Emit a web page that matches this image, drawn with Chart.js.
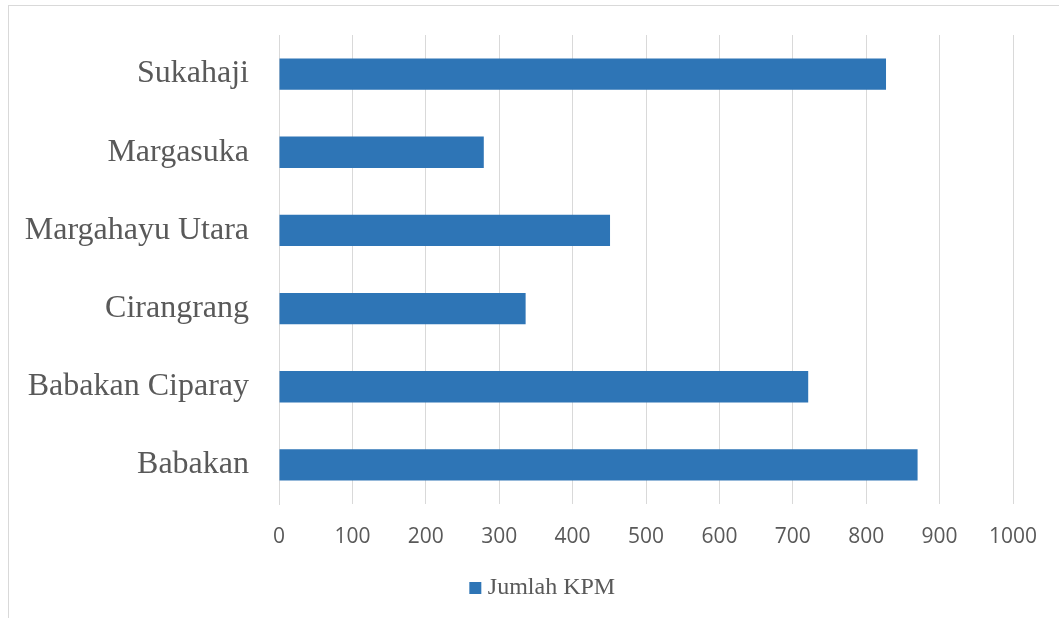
<!DOCTYPE html>
<html>
<head>
<meta charset="utf-8">
<script src="https://cdn.jsdelivr.net/npm/chart.js@4"></script>
<style>
  html, body { margin: 0; padding: 0; background: #fff; }
  #wrap { position: relative; width: 1059px; height: 618px; }
  #frame { position: absolute; left: 8px; top: 5px; right: 0; bottom: 0;
           border-top: 1px solid #d9d9d9; border-left: 1px solid #d9d9d9; pointer-events: none; }
  canvas { position: absolute; left: 0; top: 0; }
</style>
</head>
<body>
<div id="wrap">
  <canvas id="GraficoKPM" width="1059" height="618"></canvas>
  <div id="frame"></div>
</div>
<script>
// data
var kelurahan = ['Sukahaji', 'Margasuka', 'Margahayu Utara', 'Cirangrang', 'Babakan Ciparay', 'Babakan'];
var jumlahKPM = [827, 279, 451, 336, 721, 870];
var sumbuX = [0, 100, 200, 300, 400, 500, 600, 700, 800, 900, 1000];

// mover la leyenda a la derecha (como en el original)
var moverLeyenda = {
  id: 'moverLeyenda',
  afterLayout: function(chart) {
    var lg = chart.legend;
    if (lg) { lg.left += 33.5; lg.right += 33.5; }
  }
};

var ctx = document.getElementById('GraficoKPM').getContext('2d');
var grafico = new Chart(ctx, {
  type: 'bar',
  data: {
    labels: kelurahan,
    datasets: [{
      label: 'Jumlah KPM',
      data: jumlahKPM,
      backgroundColor: '#2e75b6',
      borderWidth: 0,
      barPercentage: 0.4,
      categoryPercentage: 1
    }]
  },
  options: {
    indexAxis: 'y',
    responsive: false,
    animation: false,
    layout: { padding: { left: 10, right: 46, top: 35, bottom: 8 } },
    plugins: {
      tooltip: { enabled: false },
      legend: {
        position: 'bottom',
        labels: {
          usePointStyle: true,
          pointStyle: 'rect',
          boxWidth: 1,
          boxHeight: 12,
          padding: 10,
          color: '#595959',
          font: { family: '"Liberation Serif", "Times New Roman", serif', size: 24 }
        }
      }
    },
    scales: {
      x: {
        min: sumbuX[0],
        max: sumbuX[sumbuX.length - 1],
        afterBuildTicks: function(scale) {
          scale.ticks = sumbuX.map(function(v) { return { value: v }; });
        },
        afterFit: function(scale) { scale.height = 62; },
        grid: { color: '#d9d9d9', lineWidth: 1, drawTicks: false },
        border: { display: false },
        ticks: {
          padding: 20,
          color: '#595959',
          callback: function(v) { return String(v); },
          font: { family: '"Open Sans", "Liberation Sans", sans-serif', size: 21 }
        }
      },
      y: {
        afterFit: function(scale) {
          scale.width = 279 - 10;
          scale.paddingTop = 0;
          scale.paddingBottom = 0;
        },
        grid: { display: false, drawTicks: false },
        border: { display: true, color: '#d9d9d9', width: 1 },
        ticks: {
          padding: 30,
          color: '#595959',
          font: { family: '"Liberation Serif", "Times New Roman", serif', size: 32 }
        }
      }
    }
  },
  plugins: [moverLeyenda]
});
</script>
</body>
</html>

::::

» EXERCISE OBJECTIVE: Omit each picture, then return all of the listing exactly as it stands.

» THE SOLUTION:
Emit a web page that matches this image, drawn with Chart.js.
<!DOCTYPE html>
<html>
<head>
<meta charset="utf-8">
<script src="https://cdn.jsdelivr.net/npm/chart.js@4"></script>
<style>
  html, body { margin: 0; padding: 0; background: #fff; }
  #wrap { position: relative; width: 1059px; height: 618px; }
  #frame { position: absolute; left: 8px; top: 5px; right: 0; bottom: 0;
           border-top: 1px solid #d9d9d9; border-left: 1px solid #d9d9d9; pointer-events: none; }
  canvas { position: absolute; left: 0; top: 0; }
</style>
</head>
<body>
<div id="wrap">
  <canvas id="GraficoKPM" width="1059" height="618"></canvas>
  <div id="frame"></div>
</div>
<script>
// data
var kelurahan = ['Sukahaji', 'Margasuka', 'Margahayu Utara', 'Cirangrang', 'Babakan Ciparay', 'Babakan'];
var jumlahKPM = [827, 279, 451, 336, 721, 870];
var sumbuX = [0, 100, 200, 300, 400, 500, 600, 700, 800, 900, 1000];

// mover la leyenda a la derecha (como en el original)
var moverLeyenda = {
  id: 'moverLeyenda',
  afterLayout: function(chart) {
    var lg = chart.legend;
    if (lg) { lg.left += 33.5; lg.right += 33.5; }
  }
};

var ctx = document.getElementById('GraficoKPM').getContext('2d');
var grafico = new Chart(ctx, {
  type: 'bar',
  data: {
    labels: kelurahan,
    datasets: [{
      label: 'Jumlah KPM',
      data: jumlahKPM,
      backgroundColor: '#2e75b6',
      borderWidth: 0,
      barPercentage: 0.4,
      categoryPercentage: 1
    }]
  },
  options: {
    indexAxis: 'y',
    responsive: false,
    animation: false,
    layout: { padding: { left: 10, right: 46, top: 35, bottom: 8 } },
    plugins: {
      tooltip: { enabled: false },
      legend: {
        position: 'bottom',
        labels: {
          usePointStyle: true,
          pointStyle: 'rect',
          boxWidth: 1,
          boxHeight: 12,
          padding: 10,
          color: '#595959',
          font: { family: '"Liberation Serif", "Times New Roman", serif', size: 24 }
        }
      }
    },
    scales: {
      x: {
        min: sumbuX[0],
        max: sumbuX[sumbuX.length - 1],
        afterBuildTicks: function(scale) {
          scale.ticks = sumbuX.map(function(v) { return { value: v }; });
        },
        afterFit: function(scale) { scale.height = 62; },
        grid: { color: '#d9d9d9', lineWidth: 1, drawTicks: false },
        border: { display: false },
        ticks: {
          padding: 20,
          color: '#595959',
          callback: function(v) { return String(v); },
          font: { family: '"Open Sans", "Liberation Sans", sans-serif', size: 21 }
        }
      },
      y: {
        afterFit: function(scale) {
          scale.width = 279 - 10;
          scale.paddingTop = 0;
          scale.paddingBottom = 0;
        },
        grid: { display: false, drawTicks: false },
        border: { display: true, color: '#d9d9d9', width: 1 },
        ticks: {
          padding: 30,
          color: '#595959',
          font: { family: '"Liberation Serif", "Times New Roman", serif', size: 32 }
        }
      }
    }
  },
  plugins: [moverLeyenda]
});
</script>
</body>
</html>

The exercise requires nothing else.